The difference between a skills database and a knowledge graph is the difference between a phone book and a city. One stores entries. The other encodes relationships, distances, and the paths between them.

Key terms

Knowledge graph
A data structure that represents entities as nodes and their relationships as edges, enabling multi-hop traversal to discover indirect connections such as the path from a person to a skill to a project to a team.
Neo4j
A native graph database optimized for storing and querying highly connected data, used as the structural backbone of the workforce intelligence layer.
Embedding
A numerical vector representation of text that captures semantic meaning, enabling similarity comparisons between concepts like job titles, skills, and role descriptions.
Workforce-specific embedding
An embedding model trained on organizational and labor-market data rather than generic web text, producing vectors that accurately capture the semantic relationships between HR concepts.
HyDE (Hypothetical Document Embeddings)
A retrieval technique that generates a hypothetical ideal answer to a query, embeds that answer, and uses the resulting vector to search for real documents, improving recall for ambiguous or natural-language queries.
Multi-hop traversal
A graph query pattern that follows two or more relationship edges to reach a result, such as traversing from a person node through a skill node to a project node to find relevant experience.
Entity resolution
The process of determining that two or more records refer to the same real-world entity, critical for merging data from HRIS, ATS, LMS, and other workforce systems into a single graph node.
The bottom line

A workforce intelligence layer is only as good as its retrieval system.

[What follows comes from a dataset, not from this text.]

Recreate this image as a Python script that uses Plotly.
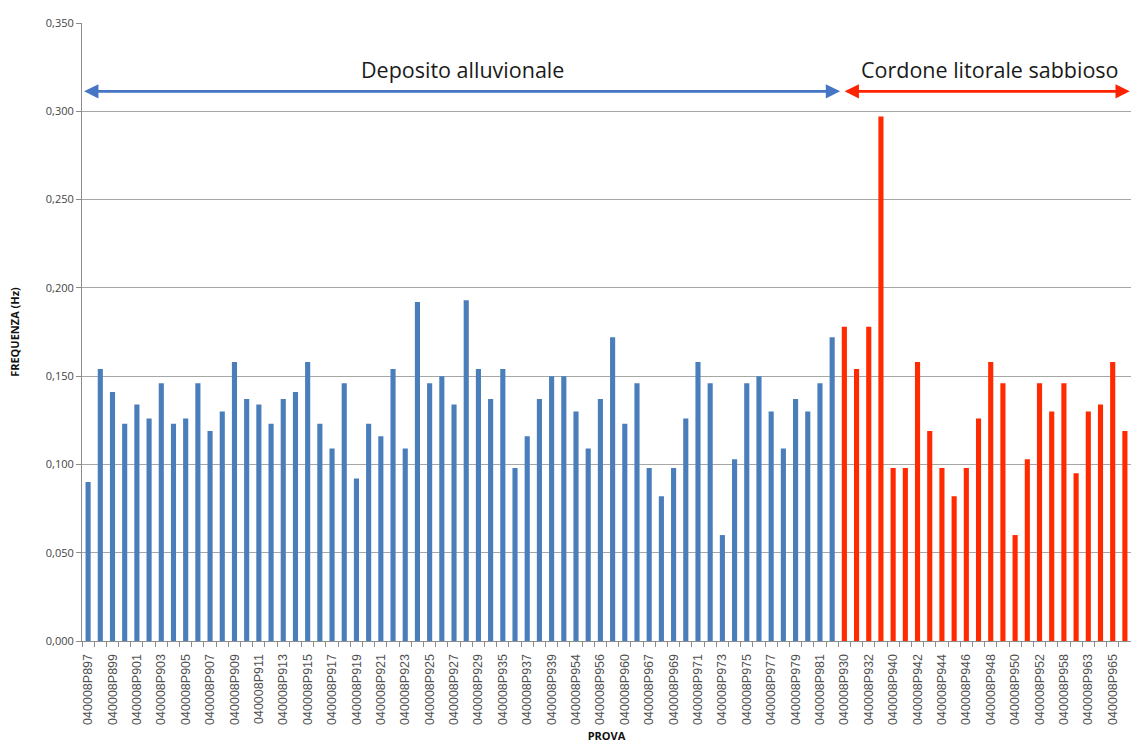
import plotly.graph_objects as go

# Frequency (Hz) per survey, alluvial deposit group
alluvionale = [
    0.090, 0.154, 0.141, 0.123, 0.134, 0.126, 0.146, 0.123, 0.126, 0.146,
    0.119, 0.130, 0.158, 0.137, 0.134, 0.123, 0.137, 0.141, 0.158, 0.123,
    0.109, 0.146, 0.092, 0.123, 0.116, 0.154, 0.109, 0.192, 0.146, 0.150,
    0.134, 0.193, 0.154, 0.137, 0.154, 0.098, 0.116, 0.137, 0.150, 0.150,
    0.130, 0.109, 0.137, 0.172, 0.123, 0.146, 0.098, 0.082, 0.098, 0.126,
    0.158, 0.146, 0.060, 0.103, 0.146, 0.150, 0.130, 0.109, 0.137, 0.130,
    0.146, 0.172,
]

# Frequency (Hz) per survey, sandy coastal ridge group
litorale = [
    0.178, 0.154, 0.178, 0.297, 0.098, 0.098, 0.158, 0.119, 0.098, 0.082,
    0.098, 0.126, 0.158, 0.146, 0.060, 0.103, 0.146, 0.130, 0.146, 0.095,
    0.130, 0.134, 0.158, 0.119,
]

# Labels printed under every other bar
tick_labels = [
    "040008P897", "040008P899", "040008P901", "040008P903", "040008P905",
    "040008P907", "040008P909", "040008P911", "040008P913", "040008P915",
    "040008P917", "040008P919", "040008P921", "040008P923", "040008P925",
    "040008P927", "040008P929", "040008P935", "040008P937", "040008P939",
    "040008P954", "040008P956", "040008P960", "040008P967", "040008P969",
    "040008P971", "040008P973", "040008P975", "040008P977", "040008P979",
    "040008P981", "040008P930", "040008P932", "040008P940", "040008P942",
    "040008P944", "040008P946", "040008P948", "040008P950", "040008P952",
    "040008P958", "040008P963", "040008P965",
]

y_ticks = [0.0, 0.05, 0.10, 0.15, 0.20, 0.25, 0.30, 0.35]

BLUE = "#4a7ebb"
RED = "#ff2a00"

n_a = len(alluvionale)
n_l = len(litorale)
n = n_a + n_l
x_a = list(range(n_a))
x_l = list(range(n_a, n))

fig = go.Figure()
fig.add_trace(go.Bar(x=x_a, y=alluvionale, width=0.42,
                     marker=dict(color=BLUE, line=dict(width=0)),
                     showlegend=False))
fig.add_trace(go.Bar(x=x_l, y=litorale, width=0.42,
                     marker=dict(color=RED, line=dict(width=0)),
                     showlegend=False))

font_family = "'Open Sans', Lato, Arial, sans-serif"

fig.update_layout(
    width=1131, height=743,
    margin=dict(l=82, r=0, t=23, b=102),
    plot_bgcolor="white", paper_bgcolor="white",
    font=dict(family=font_family, color="#333333"),
    bargap=0.58,
)

fig.update_xaxes(
    range=[-0.5, n - 0.5],
    tickmode="array",
    tickvals=list(range(0, n, 2)),
    ticktext=tick_labels,
    tickangle=-90,
    tickfont=dict(size=12.5, color="#505050", family="'Liberation Sans', Arial, sans-serif"),
    ticks="",
    ticklabelstandoff=7,
    minor=dict(ticks="outside", tick0=-0.5, dtick=1, ticklen=5,
               tickcolor="#8c8c8c", tickwidth=1),
    showline=True, linecolor="#8c8c8c", linewidth=1,
    showgrid=False, zeroline=False,
    title=dict(text="<b>PROVA</b>", font=dict(size=11, color="#111111"), standoff=8),
)

fig.update_yaxes(
    range=[0, 0.35],
    tickmode="array",
    tickvals=y_ticks,
    ticktext=[f"{v:.3f}".replace(".", ",") for v in y_ticks],
    tickfont=dict(size=11, color="#444444"),
    ticks="outside", ticklen=5, tickcolor="#8c8c8c",
    showline=True, linecolor="#8c8c8c", linewidth=1,
    showgrid=True, gridcolor="#a6a6a6", gridwidth=1.3,
    zeroline=False,
    title=dict(text="<b>FREQUENZA (Hz)</b>", font=dict(size=11, color="#111111"), standoff=23),
)

# Group ranges with double-headed arrows and captions
arrow_y = 0.3113
groups = [
    (-0.45, n_a - 0.35, "#4575c4"),
    (n_a - 0.1, n - 0.6, "#ff2200"),
]
for x0, x1, acol in groups:
    fig.add_annotation(
        x=x1, y=arrow_y, ax=x0, ay=arrow_y,
        xref="x", yref="y", axref="x", ayref="y",
        text="", showarrow=True, arrowside="end+start",
        arrowhead=2, arrowsize=1.1, arrowwidth=2.6, arrowcolor=acol,
    )

fig.add_annotation(x=30.7, y=0.3235, xref="x", yref="y", text="Deposito alluvionale",
                   showarrow=False, font=dict(size=21.5, color="#1a1a1a"))
fig.add_annotation(x=73.9, y=0.3235, xref="x", yref="y", text="Cordone litorale sabbioso",
                   showarrow=False, font=dict(size=21.5, color="#1a1a1a"))

fig.write_html("out.html")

Neo4j provides the structural backbone, encoding 2.4 million entities and 18.7 million relationships that agents can traverse in real time. Proprietary embedding models trained on workforce semantics close the accuracy gap that generic models leave open, and HyDE retrieval ensures that even ambiguous natural-language queries return precise, contextual results. Together, these components turn static HR data into a live, queryable map of organizational capability.